PROBLEM TO SOLVE: For the material that follows, list every line containing the word "this".

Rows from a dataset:
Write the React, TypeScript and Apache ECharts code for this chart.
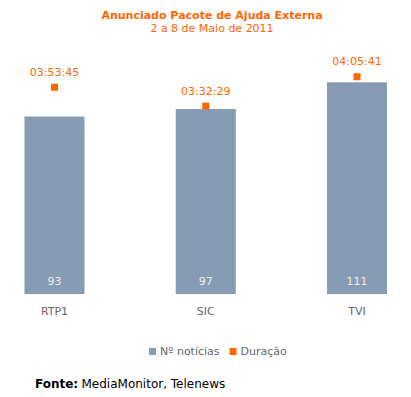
import React, { useEffect, useRef } from "react";
import * as echarts from "echarts";

const categories = ["RTP1", "SIC", "TVI"];
const newsCount = [93, 97, 111];
const durations = ["03:53:45", "03:32:29", "04:05:41"];

const toSeconds = (s: string) => {
  const [h, m, sec] = s.split(":").map(Number);
  return h * 3600 + m * 60 + sec;
};

const FONT = "DejaVu Sans, Verdana, sans-serif";
const ORANGE = "#ff6600";
const BAR = "#879bb4";

export default function App() {
  const ref = useRef<HTMLDivElement>(null);
  useEffect(() => {
    if (!ref.current) return;
    const chart = echarts.init(ref.current, undefined, { renderer: "svg" });
    chart.setOption({
      animation: false,
      backgroundColor: "#ffffff",
      textStyle: { fontFamily: FONT },
      title: {
        text: "Anunciado Pacote de Ajuda Externa",
        subtext: "2 a 8 de Maio de 2011",
        left: 207,
        textAlign: "center",
        top: 5,
        itemGap: 2,
        textStyle: { color: ORANGE, fontSize: 11, fontWeight: "bold", fontFamily: FONT },
        subtextStyle: { color: ORANGE, fontSize: 11, fontFamily: FONT },
      },
      legend: {
        bottom: 35,
        left: 144,
        itemWidth: 7,
        itemHeight: 7,
        itemGap: 10,
        icon: "rect",
        textStyle: { color: "#666666", fontSize: 11, fontFamily: FONT, padding: [0, 0, 0, -1] },
        data: ["Nº notícias", "Duração"],
      },
      grid: { left: 54.5, right: 54, top: 65, bottom: 103 },
      xAxis: {
        type: "category",
        data: categories,
        boundaryGap: false,
        axisLine: { show: false },
        axisTick: { show: false },
        axisLabel: { color: "#666666", fontSize: 11, fontFamily: FONT, margin: 12 },
      },
      yAxis: [
        { type: "value", min: 0, max: 120, show: false, splitLine: { show: false } },
        { type: "value", min: 0, max: 15536, show: false, splitLine: { show: false } },
      ],
      graphic: [
        {
          type: "text",
          left: 35,
          top: 378,
          style: {
            rich: {
              b: { fontWeight: "bold", fontSize: 12, fill: "#000", fontFamily: FONT },
              n: { fontSize: 12, fill: "#000", fontFamily: FONT },
            },
            text: "{b|Fonte:} {n|MediaMonitor, Telenews}",
          },
        },
      ],
      series: [
        {
          name: "Nº notícias",
          type: "bar",
          data: newsCount,
          yAxisIndex: 0,
          barWidth: 60,
          itemStyle: { color: BAR, opacity: 1 },
          label: {
            show: true,
            position: "insideBottom",
            distance: 7,
            color: "#f0f0f0",
            fontSize: 11,
            fontFamily: FONT,
          },
        },
        {
          name: "Duração",
          type: "scatter",
          data: durations.map((d) => toSeconds(d)),
          yAxisIndex: 1,
          symbol: "rect",
          symbolSize: 7,
          itemStyle: { color: ORANGE, opacity: 1 },
          label: {
            show: true,
            position: "top",
            distance: 6,
            color: ORANGE,
            fontSize: 11,
            fontFamily: FONT,
            formatter: (p: any) => durations[p.dataIndex],
          },
        },
      ],
    });
    return () => chart.dispose();
  }, []);
  return <div ref={ref} style={{ width: 411, height: 397, position: "absolute", left: 0, top: 0 }} />;
}
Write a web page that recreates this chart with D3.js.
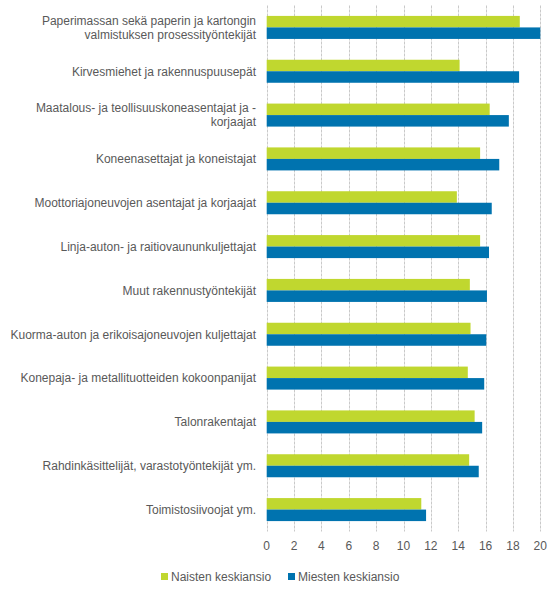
<!DOCTYPE html>
<html><head><meta charset="utf-8">
<script src="https://cdn.jsdelivr.net/npm/d3@7"></script>
<style>body{margin:0;background:#fff}svg{display:block;font-family:"Liberation Sans",Arial,sans-serif}</style>
</head><body><svg id="c" width="555" height="596"></svg>
<script>
const categories = [
  "Paperimassan sekä paperin ja kartongin\nvalmistuksen prosessityöntekijät",
  "Kirvesmiehet ja rakennuspuusepät",
  "Maatalous- ja teollisuuskoneasentajat ja -\nkorjaajat",
  "Koneenasettajat ja koneistajat",
  "Moottoriajoneuvojen asentajat ja korjaajat",
  "Linja-auton- ja raitiovaununkuljettajat",
  "Muut rakennustyöntekijät",
  "Kuorma-auton ja erikoisajoneuvojen kuljettajat",
  "Konepaja- ja metallituotteiden kokoonpanijat",
  "Talonrakentajat",
  "Rahdinkäsittelijät, varastotyöntekijät ym.",
  "Toimistosiivoojat ym."
];
const naiset = [18.5, 14.1, 16.3, 15.6, 13.9, 15.6, 14.85, 14.9, 14.7, 15.2, 14.8, 11.3];
const miehet = [20.0, 18.45, 17.7, 17.0, 16.45, 16.25, 16.1, 16.05, 15.9, 15.75, 15.5, 11.65];
const xTicks = [0, 2, 4, 6, 8, 10, 12, 14, 16, 18, 20];
const seriesNames = ["Naisten keskiansio", "Miesten keskiansio"];
const colors = ["#C0D72F", "#0073AF"];

(function () {
const svg = d3.select("#c");
const pL = 266.7, pR = 540.3, pT = 5.5, pB = 531.5;
const x = d3.scaleLinear().domain([0, 20]).range([pL, pR]);
const y = d3.scaleBand().domain(categories).range([pT, pB]).paddingInner(0.475).paddingOuter(0.2375);
const sub = d3.scaleBand().domain([0, 1]).range([0, y.bandwidth()]);

// gridlines
svg.append("g").selectAll("line").data(xTicks).join("line")
  .attr("x1", d => Math.round(x(d)) + 0.5).attr("x2", d => Math.round(x(d)) + 0.5)
  .attr("y1", pT).attr("y2", pB)
  .attr("stroke", "#c9c9c9").attr("stroke-width", 1).attr("stroke-dasharray", "3,1");

// bars
[naiset, miehet].forEach((vals, si) => {
  svg.append("g").selectAll("rect").data(vals).join("rect")
    .attr("x", x(0))
    .attr("y", (d, i) => y(categories[i]) + sub(si))
    .attr("width", d => x(d) - x(0))
    .attr("height", sub.bandwidth())
    .attr("fill", colors[si]);
});

// category labels
const lab = svg.append("g").attr("font-size", 12).attr("fill", "#595959").attr("text-anchor", "end");
categories.forEach(c => {
  const lines = c.split("\n");
  const cy = y(c) + y.bandwidth() / 2;
  const lh = 14;
  const t = lab.append("text").attr("x", 256);
  lines.forEach((l, k) => {
    t.append("tspan").attr("x", 256)
      .attr("y", cy + (k - (lines.length - 1) / 2) * lh + 4.3)
      .text(l);
  });
});

// x tick labels
svg.append("g").attr("font-size", 12).attr("fill", "#595959").attr("text-anchor", "middle")
  .selectAll("text").data(xTicks).join("text")
  .attr("x", d => x(d)).attr("y", 549.5).text(d => d);

// legend
const lg = svg.append("g").attr("font-size", 12).attr("fill", "#595959");
const lx = [161, 288];
seriesNames.forEach((n, i) => {
  lg.append("rect").attr("x", lx[i]).attr("y", 573).attr("width", 7).attr("height", 7).attr("fill", colors[i]);
  lg.append("text").attr("x", lx[i] + 10).attr("y", 581).text(n);
});
})();
</script></body></html>
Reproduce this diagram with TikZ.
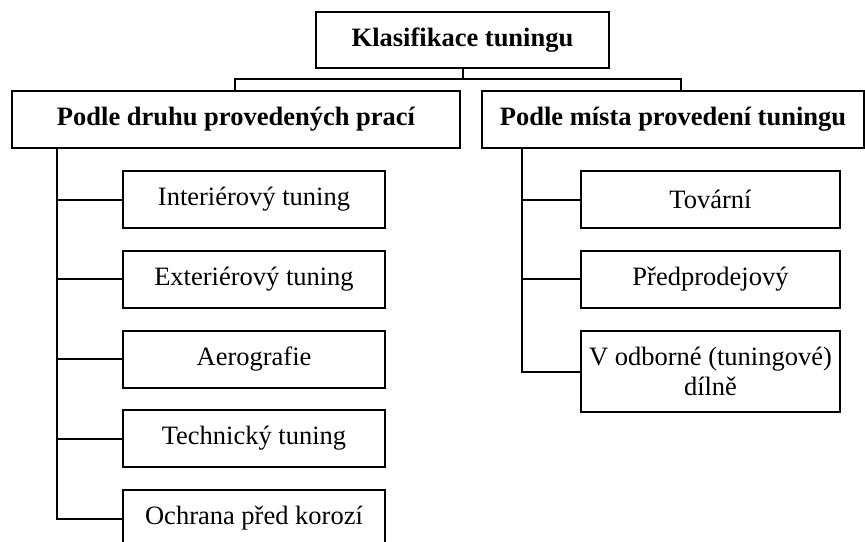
\documentclass[tikz,border=0pt]{standalone}
\usepackage{fontspec}
\setmainfont{Liberation Serif}
\begin{document}
\begin{tikzpicture}[x=1pt,y=-1pt,line width=2pt,
  box/.style={draw,inner sep=0pt,minimum height=57pt,align=center,font=\fontsize{26.5}{30}\selectfont},
  head/.style={box,font=\fontsize{26.5}{30}\selectfont\bfseries}]
\useasboundingbox (0,0) rectangle (865,541);
\node[head,minimum width=293pt,minimum height=56pt](kt) at (462.5,40) {Klasifikace tuningu};
%
\node[head,minimum width=448pt](druh) at (236,119.5) {Podle druhu provedených prací};
\node[head,minimum width=382pt](misto) at (673,119.5) {Podle místa provedení tuningu};
\coordinate(busL) at (235,79);
\coordinate(busR) at (681,79);
\draw(kt.south) -- (kt.south |- busL);
\draw(busL |- druh.north) -- (busL) -- (busR) -- (busR |- misto.north);
%
\node[box,minimum width=262pt](inter) at (254,199.5) {Interiérový tuning};
\node[box,minimum width=262pt](exter) at (254,279) {Exteriérový tuning};
\node[box,minimum width=262pt](aero) at (254,359) {Aerografie};
\node[box,minimum width=262pt](tech) at (254,438.5) {Technický tuning};
\node[box,minimum width=262pt](ochrana) at (254,518.5) {Ochrana před korozí};
\coordinate(trunkL) at (57,148);
\draw(trunkL) |- (ochrana.west);
\foreach \n in {inter,exter,aero,tech}
  \draw(trunkL |- \n) -- (\n.west);
%
\node[box,minimum width=259pt](tovarni) at (710.5,199.5) {Tovární};
\node[box,minimum width=259pt](predprodej) at (710.5,279) {Předprodejový};
\node[box,minimum width=259pt,minimum height=81pt](dilna) at (710.5,371.5) {V odborné (tuningové)\\dílně};
\coordinate(trunkR) at (522,148);
\draw(trunkR) |- (dilna.west);
\foreach \n in {tovarni,predprodej}
  \draw(trunkR |- \n) -- (\n.west);
\end{tikzpicture}
\end{document}
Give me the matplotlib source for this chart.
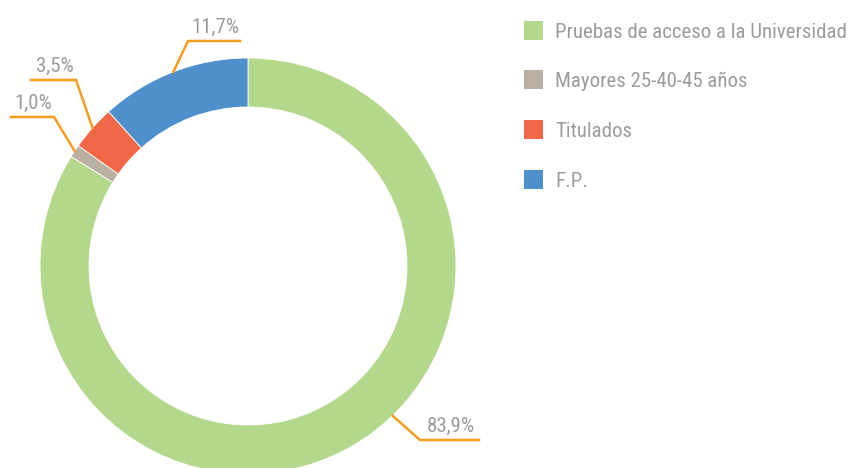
import matplotlib
matplotlib.use("Agg")
import matplotlib.pyplot as plt
import numpy as np

categories = ["Pruebas de acceso a la Universidad", "Mayores 25-40-45 años", "Titulados", "F.P."]
values = [83.9, 1.0, 3.5, 11.7]
value_labels = ["83,9%", "1,0%", "3,5%", "11,7%"]
colors = ["#B3D88C", "#B9B0A2", "#F26747", "#4F8FCC"]

plt.rcParams["font.family"] = ["Roboto Condensed", "DejaVu Sans"]

W, H = 851, 468
fig = plt.figure(figsize=(W / 100, H / 100), dpi=100)
ax = fig.add_axes([0, 0, 1, 1])

cx, cy = 248, H - 266
R, width = 208, 49
wedges, _ = ax.pie(values, colors=colors, startangle=90, counterclock=False,
                   radius=R, center=(cx, cy), frame=True,
                   wedgeprops=dict(width=width, edgecolor="white", linewidth=0.6))
ax.set_xlim(0, W)
ax.set_ylim(0, H)
ax.set_aspect("equal")
ax.axis("off")

text_color = "#9C9C9C"
leader_color = "#F59D1D"
fs = 15
# layout: anchor angle, elbow point, horizontal end (pixels, y-down)
layout = [
    dict(angle=-46, elbow=(420, 440), end=(479, 440)),
    dict(angle=None, elbow=(54, 117), end=(11, 117)),
    dict(angle=None, elbow=(76, 80), end=(31, 80)),
    dict(angle=None, elbow=(188, 41), end=(240, 41)),
]
for w, lab, lay in zip(wedges, value_labels, layout):
    ang = lay["angle"] if lay["angle"] is not None else (w.theta1 + w.theta2) / 2
    sx = cx + R * np.cos(np.radians(ang))
    sy = cy + R * np.sin(np.radians(ang))
    ex, ey = lay["elbow"]
    hx, hy = lay["end"]
    ax.plot([sx, ex, hx], [sy, H - ey, H - hy], color=leader_color, lw=1.8,
            solid_joinstyle="miter", clip_on=False)
    tx = (ex + hx) / 2
    ax.text(tx + 1, H - ey + 8, lab, ha="center", va="baseline", fontsize=fs,
            color=text_color)

# legend
for i, (cat, col) in enumerate(zip(categories, colors)):
    yc = H - (30 + i * 49.7)
    ax.add_patch(plt.Rectangle((524, yc - 9.5), 19, 19, color=col, lw=0))
    ax.text(555, yc, cat, ha="left", va="center_baseline", fontsize=fs, color=text_color)

fig.savefig("out.png", dpi=100)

OUTPUT OF THE EXERCISE:
Write the React, TypeScript and Apache ECharts code for this chart.
Write a web page that recreates this chart with D3.js.
Reproduce this diagram with TikZ.
Give me the matplotlib source for this chart.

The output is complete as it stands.